### DATA EXTRACT ###
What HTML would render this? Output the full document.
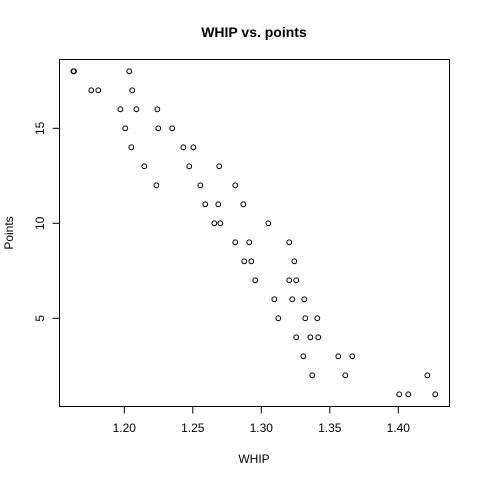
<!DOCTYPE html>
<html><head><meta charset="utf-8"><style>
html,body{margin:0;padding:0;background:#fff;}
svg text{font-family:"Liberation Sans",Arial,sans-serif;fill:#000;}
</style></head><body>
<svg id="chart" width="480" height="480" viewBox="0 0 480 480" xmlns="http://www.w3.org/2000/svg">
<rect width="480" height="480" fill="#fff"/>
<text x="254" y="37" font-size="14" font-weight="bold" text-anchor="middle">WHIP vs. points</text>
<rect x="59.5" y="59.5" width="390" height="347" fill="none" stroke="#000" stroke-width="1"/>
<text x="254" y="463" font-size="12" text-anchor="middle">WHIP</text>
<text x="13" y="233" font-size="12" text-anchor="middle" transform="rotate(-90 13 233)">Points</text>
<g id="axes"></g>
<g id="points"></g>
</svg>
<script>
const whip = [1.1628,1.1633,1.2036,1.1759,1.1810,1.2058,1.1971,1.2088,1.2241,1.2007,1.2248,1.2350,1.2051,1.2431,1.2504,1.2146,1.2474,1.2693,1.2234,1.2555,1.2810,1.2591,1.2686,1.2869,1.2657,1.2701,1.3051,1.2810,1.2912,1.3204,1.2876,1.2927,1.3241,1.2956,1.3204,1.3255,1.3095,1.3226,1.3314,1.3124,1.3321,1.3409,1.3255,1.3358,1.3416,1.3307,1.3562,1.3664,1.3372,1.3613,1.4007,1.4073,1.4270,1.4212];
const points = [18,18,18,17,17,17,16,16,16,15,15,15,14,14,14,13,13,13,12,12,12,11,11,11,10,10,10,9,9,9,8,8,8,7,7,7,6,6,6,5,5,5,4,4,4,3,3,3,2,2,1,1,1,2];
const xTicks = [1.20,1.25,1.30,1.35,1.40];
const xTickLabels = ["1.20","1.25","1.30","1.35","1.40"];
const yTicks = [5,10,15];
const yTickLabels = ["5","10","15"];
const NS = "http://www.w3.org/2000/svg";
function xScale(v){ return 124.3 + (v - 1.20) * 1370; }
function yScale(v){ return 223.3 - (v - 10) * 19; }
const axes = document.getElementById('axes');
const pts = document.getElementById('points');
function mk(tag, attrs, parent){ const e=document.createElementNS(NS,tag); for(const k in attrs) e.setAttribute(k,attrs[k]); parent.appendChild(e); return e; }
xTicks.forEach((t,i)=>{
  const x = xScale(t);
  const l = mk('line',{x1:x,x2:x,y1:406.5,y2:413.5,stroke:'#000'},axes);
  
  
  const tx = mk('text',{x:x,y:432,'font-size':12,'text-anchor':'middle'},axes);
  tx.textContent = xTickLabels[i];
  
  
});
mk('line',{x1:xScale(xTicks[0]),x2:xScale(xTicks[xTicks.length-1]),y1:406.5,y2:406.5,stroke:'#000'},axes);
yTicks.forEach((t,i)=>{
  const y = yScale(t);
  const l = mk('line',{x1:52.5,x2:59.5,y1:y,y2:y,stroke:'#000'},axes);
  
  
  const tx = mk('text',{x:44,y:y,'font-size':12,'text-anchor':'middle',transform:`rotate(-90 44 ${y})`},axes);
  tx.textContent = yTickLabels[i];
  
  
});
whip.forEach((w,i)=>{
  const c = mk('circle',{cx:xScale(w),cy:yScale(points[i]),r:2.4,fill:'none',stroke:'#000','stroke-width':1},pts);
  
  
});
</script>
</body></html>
###
### OBJECTIVE
Take the data above and repeat it exactly, leaving each picture out.

### SOLUTION TO THE EXERCISE
What HTML would render this? Output the full document.
<!DOCTYPE html>
<html><head><meta charset="utf-8"><style>
html,body{margin:0;padding:0;background:#fff;}
svg text{font-family:"Liberation Sans",Arial,sans-serif;fill:#000;}
</style></head><body>
<svg id="chart" width="480" height="480" viewBox="0 0 480 480" xmlns="http://www.w3.org/2000/svg">
<rect width="480" height="480" fill="#fff"/>
<text x="254" y="37" font-size="14" font-weight="bold" text-anchor="middle">WHIP vs. points</text>
<rect x="59.5" y="59.5" width="390" height="347" fill="none" stroke="#000" stroke-width="1"/>
<text x="254" y="463" font-size="12" text-anchor="middle">WHIP</text>
<text x="13" y="233" font-size="12" text-anchor="middle" transform="rotate(-90 13 233)">Points</text>
<g id="axes"></g>
<g id="points"></g>
</svg>
<script>
const whip = [1.1628,1.1633,1.2036,1.1759,1.1810,1.2058,1.1971,1.2088,1.2241,1.2007,1.2248,1.2350,1.2051,1.2431,1.2504,1.2146,1.2474,1.2693,1.2234,1.2555,1.2810,1.2591,1.2686,1.2869,1.2657,1.2701,1.3051,1.2810,1.2912,1.3204,1.2876,1.2927,1.3241,1.2956,1.3204,1.3255,1.3095,1.3226,1.3314,1.3124,1.3321,1.3409,1.3255,1.3358,1.3416,1.3307,1.3562,1.3664,1.3372,1.3613,1.4007,1.4073,1.4270,1.4212];
const points = [18,18,18,17,17,17,16,16,16,15,15,15,14,14,14,13,13,13,12,12,12,11,11,11,10,10,10,9,9,9,8,8,8,7,7,7,6,6,6,5,5,5,4,4,4,3,3,3,2,2,1,1,1,2];
const xTicks = [1.20,1.25,1.30,1.35,1.40];
const xTickLabels = ["1.20","1.25","1.30","1.35","1.40"];
const yTicks = [5,10,15];
const yTickLabels = ["5","10","15"];
const NS = "http://www.w3.org/2000/svg";
function xScale(v){ return 124.3 + (v - 1.20) * 1370; }
function yScale(v){ return 223.3 - (v - 10) * 19; }
const axes = document.getElementById('axes');
const pts = document.getElementById('points');
function mk(tag, attrs, parent){ const e=document.createElementNS(NS,tag); for(const k in attrs) e.setAttribute(k,attrs[k]); parent.appendChild(e); return e; }
xTicks.forEach((t,i)=>{
  const x = xScale(t);
  const l = mk('line',{x1:x,x2:x,y1:406.5,y2:413.5,stroke:'#000'},axes);
  
  
  const tx = mk('text',{x:x,y:432,'font-size':12,'text-anchor':'middle'},axes);
  tx.textContent = xTickLabels[i];
  
  
});
mk('line',{x1:xScale(xTicks[0]),x2:xScale(xTicks[xTicks.length-1]),y1:406.5,y2:406.5,stroke:'#000'},axes);
yTicks.forEach((t,i)=>{
  const y = yScale(t);
  const l = mk('line',{x1:52.5,x2:59.5,y1:y,y2:y,stroke:'#000'},axes);
  
  
  const tx = mk('text',{x:44,y:y,'font-size':12,'text-anchor':'middle',transform:`rotate(-90 44 ${y})`},axes);
  tx.textContent = yTickLabels[i];
  
  
});
whip.forEach((w,i)=>{
  const c = mk('circle',{cx:xScale(w),cy:yScale(points[i]),r:2.4,fill:'none',stroke:'#000','stroke-width':1},pts);
  
  
});
</script>
</body></html>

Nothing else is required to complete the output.